======== RAW DATA

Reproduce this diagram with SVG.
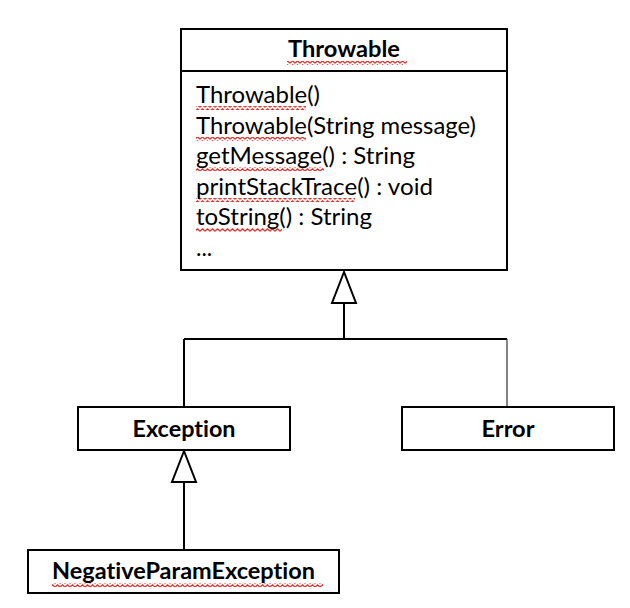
<svg xmlns="http://www.w3.org/2000/svg" width="630" height="608" viewBox="0 0 630 608">
<style>
.box{fill:#fff;stroke:#000;stroke-width:2}
.ln{fill:none;stroke:#000;stroke-width:2}
.thin{fill:none;stroke:#333;stroke-width:1.2}
.hd{fill:#fff;stroke:#000;stroke-width:2;stroke-linejoin:miter}
.t{font-family:Lato,"Open Sans","Liberation Sans",sans-serif;fill:#000;font-variant-ligatures:none}
.b{font-weight:bold;font-size:22px}
.m{font-size:23px}
.sq{fill:url(#wave)}
</style>
<defs>
<pattern id="wave" patternUnits="userSpaceOnUse" width="5" height="4" x="0" y="0">
<path d="M0,3.2 L2.5,0.8 L5,3.2" fill="none" stroke="#e8322b" stroke-width="1.2"/>
</pattern>
</defs>
<rect width="630" height="608" fill="#fff"/>
<g id="connectors">
<path class="ln" d="M344,303 V339 M184,339 H507 M184,339 V407"/>
<path class="thin" d="M507,339 V407"/>
<polygon class="hd" points="344,272 332,303 356,303"/>
<path class="ln" d="M184,482 V550"/>
<polygon class="hd" points="184,451 172,482 196,482"/>
</g>
<g id="throwable">
<rect class="box" x="181" y="29" width="326" height="241"/>
<line class="ln" x1="181" y1="71" x2="507" y2="71"/>
<rect class="sq" x="287" y="61" width="120" height="4"/>
<text class="t b" x="344" y="57" text-anchor="middle" textLength="112" lengthAdjust="spacingAndGlyphs">Throwable</text>
<rect class="sq" x="196" y="106" width="110" height="4"/>
<rect class="sq" x="196" y="137" width="110" height="4"/>
<rect class="sq" x="196" y="167" width="128" height="4"/>
<rect class="sq" x="196" y="198" width="159" height="4"/>
<rect class="sq" x="196" y="228" width="86" height="4"/>
<text class="t m" x="196" y="103" textLength="124" lengthAdjust="spacingAndGlyphs">Throwable()</text>
<text class="t m" x="196" y="133.5" textLength="280" lengthAdjust="spacingAndGlyphs">Throwable(String message)</text>
<text class="t m" x="196" y="164" textLength="219" lengthAdjust="spacingAndGlyphs">getMessage() : String</text>
<text class="t m" x="196" y="194.5" textLength="237" lengthAdjust="spacingAndGlyphs">printStackTrace() : void</text>
<text class="t m" x="196" y="225" textLength="176" lengthAdjust="spacingAndGlyphs">toString() : String</text>
<text class="t m" x="196" y="255.5">...</text>
</g>
<g id="exception">
<rect class="box" x="78" y="407" width="212" height="43"/>
<text class="t b" x="184" y="437" text-anchor="middle" textLength="103" lengthAdjust="spacingAndGlyphs">Exception</text>
</g>
<g id="error">
<rect class="box" x="402" y="407" width="212" height="43"/>
<text class="t b" x="508" y="437" text-anchor="middle" textLength="53" lengthAdjust="spacingAndGlyphs">Error</text>
</g>
<g id="negativeparamexception">
<rect class="box" x="28" y="550" width="311" height="43"/>
<rect class="sq" x="52" y="583" width="271" height="4"/>
<text class="t b" x="183.5" y="579" text-anchor="middle" textLength="263" lengthAdjust="spacingAndGlyphs">NegativeParamException</text>
</g>
</svg>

================

■ **EXERCISE BRIEF**:
Exclude the pictures. Write out the remaining data exactly.

■ **RESPONSE**:
Reproduce this diagram with SVG.
<svg xmlns="http://www.w3.org/2000/svg" width="630" height="608" viewBox="0 0 630 608">
<style>
.box{fill:#fff;stroke:#000;stroke-width:2}
.ln{fill:none;stroke:#000;stroke-width:2}
.thin{fill:none;stroke:#333;stroke-width:1.2}
.hd{fill:#fff;stroke:#000;stroke-width:2;stroke-linejoin:miter}
.t{font-family:Lato,"Open Sans","Liberation Sans",sans-serif;fill:#000;font-variant-ligatures:none}
.b{font-weight:bold;font-size:22px}
.m{font-size:23px}
.sq{fill:url(#wave)}
</style>
<defs>
<pattern id="wave" patternUnits="userSpaceOnUse" width="5" height="4" x="0" y="0">
<path d="M0,3.2 L2.5,0.8 L5,3.2" fill="none" stroke="#e8322b" stroke-width="1.2"/>
</pattern>
</defs>
<rect width="630" height="608" fill="#fff"/>
<g id="connectors">
<path class="ln" d="M344,303 V339 M184,339 H507 M184,339 V407"/>
<path class="thin" d="M507,339 V407"/>
<polygon class="hd" points="344,272 332,303 356,303"/>
<path class="ln" d="M184,482 V550"/>
<polygon class="hd" points="184,451 172,482 196,482"/>
</g>
<g id="throwable">
<rect class="box" x="181" y="29" width="326" height="241"/>
<line class="ln" x1="181" y1="71" x2="507" y2="71"/>
<rect class="sq" x="287" y="61" width="120" height="4"/>
<text class="t b" x="344" y="57" text-anchor="middle" textLength="112" lengthAdjust="spacingAndGlyphs">Throwable</text>
<rect class="sq" x="196" y="106" width="110" height="4"/>
<rect class="sq" x="196" y="137" width="110" height="4"/>
<rect class="sq" x="196" y="167" width="128" height="4"/>
<rect class="sq" x="196" y="198" width="159" height="4"/>
<rect class="sq" x="196" y="228" width="86" height="4"/>
<text class="t m" x="196" y="103" textLength="124" lengthAdjust="spacingAndGlyphs">Throwable()</text>
<text class="t m" x="196" y="133.5" textLength="280" lengthAdjust="spacingAndGlyphs">Throwable(String message)</text>
<text class="t m" x="196" y="164" textLength="219" lengthAdjust="spacingAndGlyphs">getMessage() : String</text>
<text class="t m" x="196" y="194.5" textLength="237" lengthAdjust="spacingAndGlyphs">printStackTrace() : void</text>
<text class="t m" x="196" y="225" textLength="176" lengthAdjust="spacingAndGlyphs">toString() : String</text>
<text class="t m" x="196" y="255.5">...</text>
</g>
<g id="exception">
<rect class="box" x="78" y="407" width="212" height="43"/>
<text class="t b" x="184" y="437" text-anchor="middle" textLength="103" lengthAdjust="spacingAndGlyphs">Exception</text>
</g>
<g id="error">
<rect class="box" x="402" y="407" width="212" height="43"/>
<text class="t b" x="508" y="437" text-anchor="middle" textLength="53" lengthAdjust="spacingAndGlyphs">Error</text>
</g>
<g id="negativeparamexception">
<rect class="box" x="28" y="550" width="311" height="43"/>
<rect class="sq" x="52" y="583" width="271" height="4"/>
<text class="t b" x="183.5" y="579" text-anchor="middle" textLength="263" lengthAdjust="spacingAndGlyphs">NegativeParamException</text>
</g>
</svg>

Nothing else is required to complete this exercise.